Maldije a los dioses. Me juré regresar del Hades para estrangularlos con mis propias manos. Imaginé a Ariadna penando su ovillo partido. A las gentes de Atenas, atemorizadas, preparando un nuevo sacrificio. La ofrenda de los catorce. Madres devastadas por el destino de quienes salieron de su vientre. Padres embadurnándose los cabellos y las barbas con ceniza. Sacerdotes orando en inútiles sacrificios.

Soñé con el barco que surcaba el piélago rumbo a Creta con los catorce atados en cubierta. Catorce cuerpos cálidos y palpitantes, con la vida estallándoles por cada poro de la piel. Aterrados. Espantados por su futuro. Despertados por la pesadilla de la alimaña deforme. Quizá a sus oídos hubiera llegado el intento de Teseo, que estimaban vano. Y la argucia de Ariadna, que considerarían inútil.

Mi corazón De repente, una chispa alumbró mi corazón. Pequeña, aunque vigorosa: Ariadna. La princesa perseveraría. Era inteligente, astuta y tozuda. Si. Reí. Corrí en los intestinos de la montaña. Caí exhausto. Reí de nuevo. Bramé. Y surcó mi rostro cubierto de barro un llanto de alegría. Desasosegado por el embrujo de la esperanza, dejé de alimentarme. Pero seguí trotando por aquella maraña de pasillos horribles, irregulares, infectos. Mis propias carcajadas me envolvían.

Una mañana, o puede que una noche, me desveló el eco del retumbar frenético de los tambores y el lamento dulce de los pífanos. Me costó reconocerlo. Lo había perdido en la memoria. Distinguí el perfume del incienso. Los lamentos de los catorce, envueltos en maldiciones, distorsionados por la distancia y los recodos.
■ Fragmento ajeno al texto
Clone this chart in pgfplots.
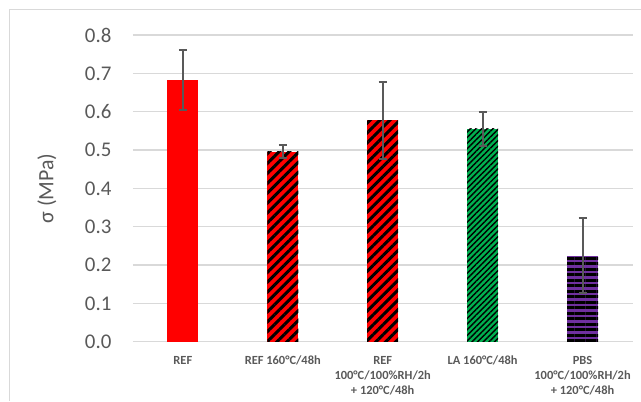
\documentclass[border=0pt]{standalone}
\usepackage{fontspec}
\setmainfont{Carlito}
\usepackage{pgfplots}
\pgfplotsset{compat=1.18}
\usetikzlibrary{patterns.meta}
\definecolor{txt}{HTML}{595959}
\definecolor{grd}{HTML}{D9D9D9}
\definecolor{exred}{HTML}{FF0000}
\definecolor{exgreen}{HTML}{00B050}
\definecolor{expurple}{HTML}{7030A0}
\begin{document}
\begin{tikzpicture}
\begin{axis}[
  at={(0,0)}, anchor=south west,
  scale only axis, width=500bp, height=307bp,
  xmin=-0.5, xmax=4.5, ymin=0, ymax=0.8,
  ybar, bar width=31bp,
  ytick={0,0.1,...,0.8},
  xtick={0,1,2,3,4},
  xticklabels={REF, REF 160°C/48h, {REF\\100°C/100\%RH/2h\\+ 120°C/48h}, LA 160°C/48h, {PBS\\100°C/100\%RH/2h\\+ 120°C/48h}},
  xticklabel style={font=\fontsize{12.5}{15.2}\selectfont\bfseries, text=txt, align=center, yshift=-11bp},
  yticklabel style={font=\fontsize{21}{24}\selectfont, text=txt, xshift=-18bp},
  /pgf/number format/assume math mode=true,
  /pgf/number format/.cd, fixed, fixed zerofill, precision=1, /pgfplots/.cd,
  major tick length=0pt,
  ymajorgrids, grid style={grd, line width=1.2bp},
  axis line style={draw=none},
  ylabel={σ (MPa)},
  every axis y label/.style={at={([xshift=-86bp]axis description cs:0,0.5)}, rotate=90, anchor=center, font=\fontsize{22}{26}\selectfont, text=txt},
  error bars/y dir=both, error bars/y explicit,
  error bars/error bar style={draw=txt, line width=2bp, solid},
  error bars/error mark options={rotate=90, mark size=4bp, line width=2bp, draw=txt},
]
\addplot[bar shift=0pt, fill=exred, draw=none] coordinates {(0,0.683) +- (0,0.079)};
\addplot[bar shift=0pt, fill=exred, draw=none, postaction={pattern={Lines[angle=45,distance=7bp,line width=3bp]}, pattern color=black}] coordinates {(1,0.496) +- (0,0.017)};
\addplot[bar shift=0pt, fill=exred, draw=none, postaction={pattern={Lines[angle=45,distance=7bp,line width=3bp]}, pattern color=black}] coordinates {(2,0.577) +- (0,0.101)};
\addplot[bar shift=0pt, fill=exgreen, draw=none, postaction={pattern={Lines[angle=45,distance=4bp,line width=1.4bp]}, pattern color=black}] coordinates {(3,0.555) +- (0,0.045)};
\addplot[bar shift=0pt, fill=expurple, draw=none, postaction={pattern={Lines[angle=0,distance=5.5bp,line width=2.6bp]}, pattern color=black}] coordinates {(4,0.224) +- (0,0.098)};
\end{axis}
\draw[grd, line width=1bp] (-123bp,-59bp) -- (-123bp,332bp) -- (508bp,332bp);
\useasboundingbox (-133bp,-59bp) rectangle (508bp,342bp);
\end{tikzpicture}
\end{document}
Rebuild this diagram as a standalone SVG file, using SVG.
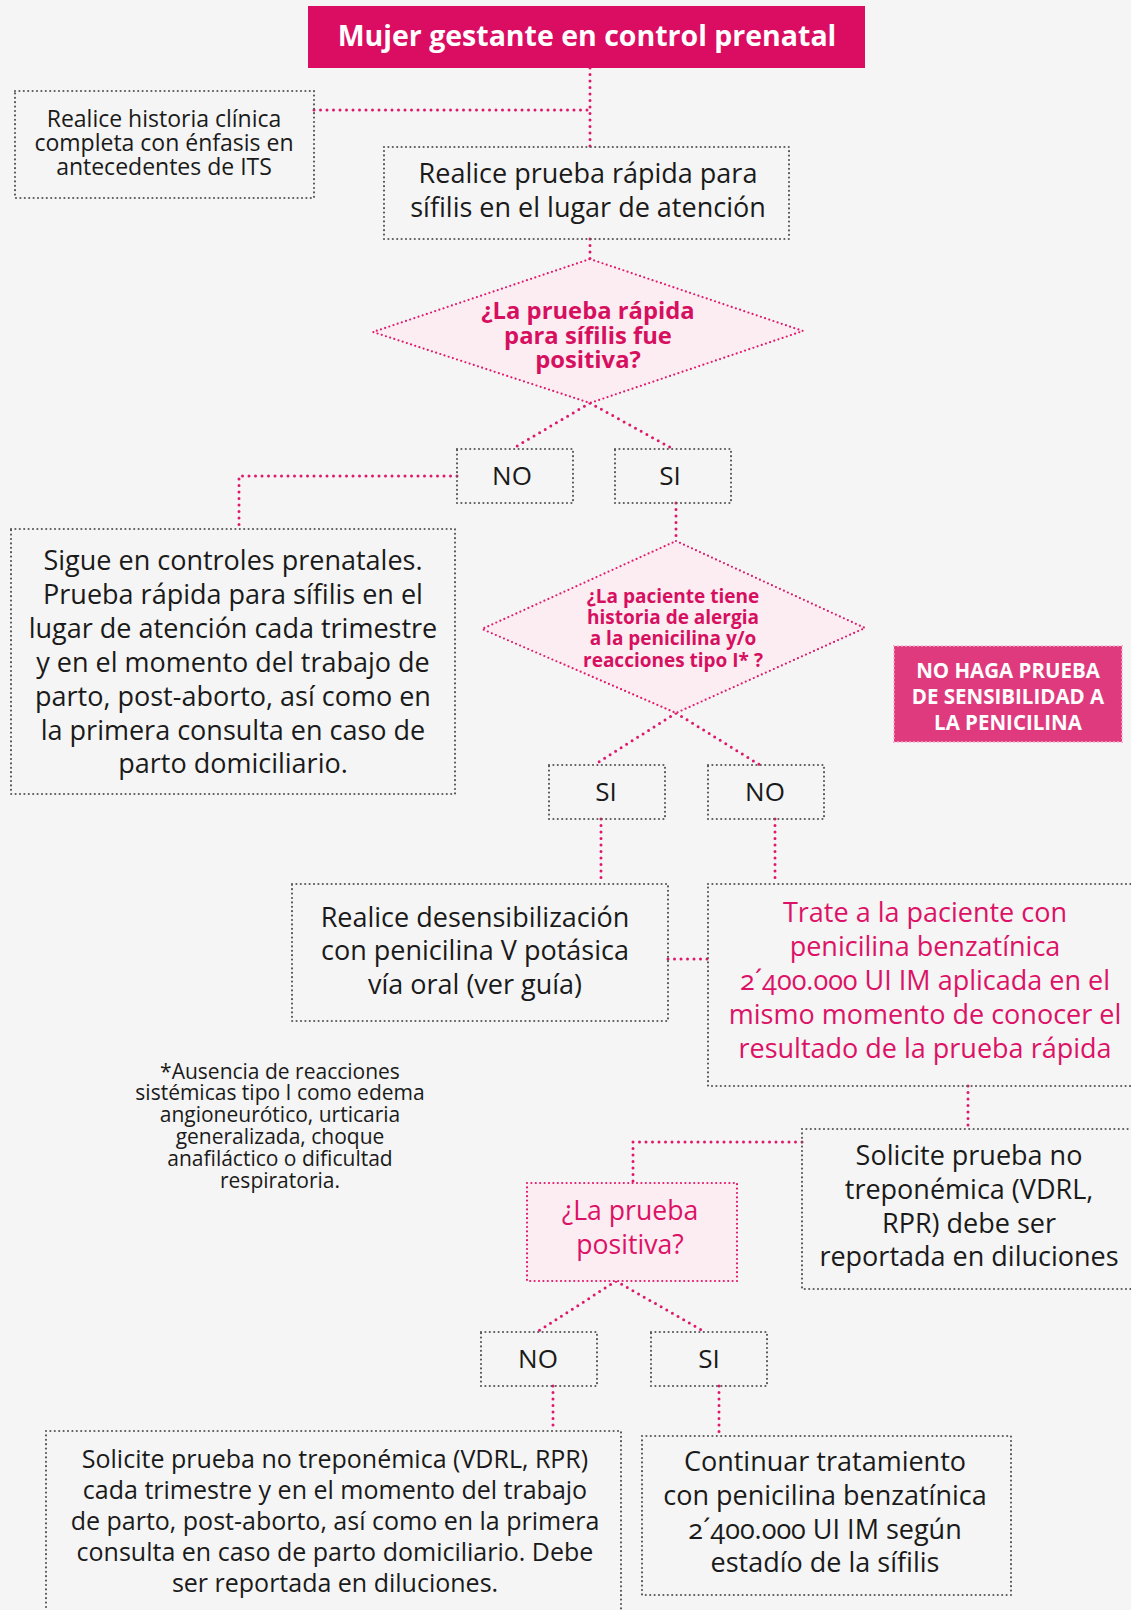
<svg xmlns="http://www.w3.org/2000/svg" width="1131" height="1610" viewBox="0 0 1131 1610">
<style>
.bg{fill:#f5f5f5}
.box{fill:none;stroke:#5a5a5a;stroke-width:2.2;stroke-dasharray:0 4.4;stroke-linecap:round}
.pbox{fill:#fcedf3;stroke:#e2186a;stroke-width:2.2;stroke-dasharray:0 4.4;stroke-linecap:round}
.con{fill:none;stroke:#e0186a;stroke-width:3;stroke-dasharray:0 6.5;stroke-linecap:round}
text{font-family:"Open Sans","Noto Sans","DejaVu Sans",sans-serif;text-anchor:middle;font-variant-numeric:oldstyle-nums}
.t{fill:#1a1a1a;font-size:27px}
.y{fill:#1a1a1a;font-size:26px}
.l{fill:#1a1a1a;font-size:25px}
.s{fill:#1a1a1a;font-size:23px}
.f{fill:#1a1a1a;font-size:21px}
.m{fill:#dc1266;font-size:27px}
.mp{fill:#dc1266;font-size:26.6px}
.q{fill:#d6105f;font-weight:bold}
.w{fill:#ffffff;font-weight:bold}
</style>
<rect class="bg" x="0" y="0" width="1131" height="1610"/>
<g id="connectors">
<path class="con" d="M590 68 V147"/>
<path class="con" d="M314 110 H590"/>
<path class="con" d="M590 239 V259"/>
<path class="con" d="M590 403 L512 449"/>
<path class="con" d="M590 403 L673 449"/>
<path class="con" d="M457 476 H239 V529"/>
<path class="con" d="M676 503 V541"/>
<path class="con" d="M676 713 L594 765"/>
<path class="con" d="M676 713 L760 765"/>
<path class="con" d="M601 819 V884"/>
<path class="con" d="M775 819 V884"/>
<path class="con" d="M668 959 H708"/>
<path class="con" d="M968 1086 V1129"/>
<path class="con" d="M802 1142 H633 V1183"/>
<path class="con" d="M616 1281 L537 1332"/>
<path class="con" d="M616 1281 L705 1332"/>
<path class="con" d="M553 1386 V1431"/>
<path class="con" d="M719 1386 V1436"/>
</g>
<g id="n-title">
<rect x="308" y="6" width="557" height="62" fill="#db0d62"/>
<text class="w" x="587" y="46" font-size="28.5">Mujer gestante en control prenatal</text>
</g>
<g id="n-historia">
<rect class="box" x="15" y="91" width="299" height="107"/>
<text class="s" x="164" y="127">Realice historia clínica</text>
<text class="s" x="164" y="151">completa con énfasis en</text>
<text class="s" x="164" y="175">antecedentes de ITS</text>
</g>
<g id="n-prueba">
<rect class="box" x="384" y="147" width="405" height="92"/>
<text class="t" x="588" y="183">Realice  prueba rápida para</text>
<text class="t" x="588" y="217">sífilis en el lugar de atención</text>
</g>
<g id="n-d1">
<polygon class="pbox" points="590,259 803,331 590,403 373,332"/>
<text class="q" x="588" y="319" font-size="23.8">¿La prueba rápida</text>
<text class="q" x="588" y="344" font-size="23.8">para sífilis fue</text>
<text class="q" x="588" y="368" font-size="23.8">positiva?</text>
</g>
<g id="n-no1">
<rect class="box" x="457" y="449" width="116" height="54"/>
<text class="y" x="512" y="485">NO</text>
</g>
<g id="n-si1">
<rect class="box" x="615" y="449" width="116" height="54"/>
<text class="y" x="670" y="485">SI</text>
</g>
<g id="n-sigue">
<rect class="box" x="11" y="529" width="444" height="265"/>
<text class="t" x="233" y="570">Sigue en controles prenatales.</text>
<text class="t" x="233" y="604">Prueba rápida para sífilis en el</text>
<text class="t" x="233" y="638">lugar de atención cada trimestre</text>
<text class="t" x="233" y="672">y en el momento del trabajo de</text>
<text class="t" x="233" y="706">parto, post-aborto, así como en</text>
<text class="t" x="233" y="740">la primera consulta en caso de</text>
<text class="t" x="233" y="773">parto domiciliario.</text>
</g>
<g id="n-d2">
<polygon class="pbox" points="676,541 865,628 676,713 482,629"/>
<text class="q" x="673" y="603" font-size="19">¿La paciente tiene</text>
<text class="q" x="673" y="624" font-size="19">historia de alergia</text>
<text class="q" x="673" y="645" font-size="19">a la penicilina y/o</text>
<text class="q" x="673" y="667" font-size="19">reacciones tipo I* ?</text>
</g>
<g id="n-nohaga">
<rect x="894" y="646" width="228" height="96" fill="#e03a7e" stroke="#f7a8c6" stroke-width="2" stroke-dasharray="0 4" stroke-linecap="round"/>
<text class="w" x="1008" y="678" font-size="20.5">NO HAGA PRUEBA</text>
<text class="w" x="1008" y="704" font-size="20.5">DE SENSIBILIDAD A</text>
<text class="w" x="1008" y="730" font-size="20.5">LA PENICILINA</text>
</g>
<g id="n-si2">
<rect class="box" x="549" y="765" width="116" height="54"/>
<text class="y" x="606" y="801">SI</text>
</g>
<g id="n-no2">
<rect class="box" x="708" y="765" width="116" height="54"/>
<text class="y" x="765" y="801">NO</text>
</g>
<g id="n-desens">
<rect class="box" x="292" y="884" width="376" height="137"/>
<text class="t" x="475" y="927">Realice desensibilización</text>
<text class="t" x="475" y="960">con penicilina V potásica</text>
<text class="t" x="475" y="994">vía oral (ver guía)</text>
</g>
<g id="n-trate">
<rect class="box" x="708" y="884" width="440" height="202"/>
<text class="m" x="925" y="922">Trate a la paciente con</text>
<text class="m" x="925" y="956">penicilina benzatínica</text>
<text class="m" x="925" y="990">2´400.000 UI IM aplicada en el</text>
<text class="m" x="925" y="1024">mismo momento de conocer el</text>
<text class="m" x="925" y="1058">resultado de la prueba rápida</text>
</g>
<g id="n-nota">
<text class="f" x="280" y="1079">*Ausencia de reacciones</text>
<text class="f" x="280" y="1100">sistémicas tipo I como edema</text>
<text class="f" x="280" y="1122">angioneurótico, urticaria</text>
<text class="f" x="280" y="1144">generalizada, choque</text>
<text class="f" x="280" y="1166">anafiláctico o dificultad</text>
<text class="f" x="280" y="1188">respiratoria.</text>
</g>
<g id="n-solicite1">
<rect class="box" x="802" y="1129" width="346" height="160"/>
<text class="t" x="969" y="1165">Solicite prueba no</text>
<text class="t" x="969" y="1199">treponémica (VDRL,</text>
<text class="t" x="969" y="1233">RPR) debe ser</text>
<text class="t" x="969" y="1266">reportada en diluciones</text>
</g>
<g id="n-positiva">
<rect class="pbox" x="527" y="1183" width="210" height="98"/>
<text class="mp" x="630" y="1220">¿La prueba</text>
<text class="mp" x="630" y="1254">positiva?</text>
</g>
<g id="n-no3">
<rect class="box" x="481" y="1332" width="116" height="54"/>
<text class="y" x="538" y="1368">NO</text>
</g>
<g id="n-si3">
<rect class="box" x="651" y="1332" width="116" height="54"/>
<text class="y" x="709" y="1368">SI</text>
</g>
<g id="n-solicite2">
<rect class="box" x="46" y="1431" width="575" height="195"/>
<text class="l" x="335" y="1468">Solicite prueba no treponémica (VDRL, RPR)</text>
<text class="l" x="335" y="1499">cada trimestre y en el momento del trabajo</text>
<text class="l" x="335" y="1530">de parto, post-aborto, así como en la primera</text>
<text class="l" x="335" y="1561">consulta en caso de parto domiciliario. Debe</text>
<text class="l" x="335" y="1592">ser reportada en diluciones.</text>
</g>
<g id="n-continuar">
<rect class="box" x="642" y="1436" width="369" height="159"/>
<text class="t" x="825" y="1471">Continuar tratamiento</text>
<text class="t" x="825" y="1505">con penicilina benzatínica</text>
<text class="t" x="825" y="1539">2´400.000 UI IM según</text>
<text class="t" x="825" y="1572">estadío de la sífilis</text>
</g>
</svg>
Me conduje por el olfato. La salvación llegaba. Uno traería el tobillo, o el brazo, anudados a Ariadna, la brisa y la luna. Al principio, caminé rápido. Hasta que me pudo la exaltación de la proximidad cierta. Me sorprendió el olor a brezo, a laurel y olivas que desprendían los cabellos de aquellos jóvenes. Era la promesa del regreso al hogar. Intenté llamarlos para que se tranquilizaran y emití un sonido extraño que no pude modular. Me tropecé con dos, de frente, en un cruce. Uno se desmayó. El otro quiso correr, horrorizado; pero resbaló y se desplomó con la pierna rota. No había hilo. “La bestia, la bestia, la bestia”, se desgañitó el herido. Me pudo la ira y lo estrangulé. Me pudo el hambre y devoré parte de su rostro. En sus ojos vidriosos me vi desnudo, con la melena endurecida por el limo seco y el pecho y las piernas cubiertos de barro, arañazos y bultos resultado de los golpes. Las uñas sin medida. Y desprendiendo un tufo a heces y podredumbre.

Si no traen camino al ovillo los mataré a todos.

Y aguardo a otro Teseo que me despene a mí.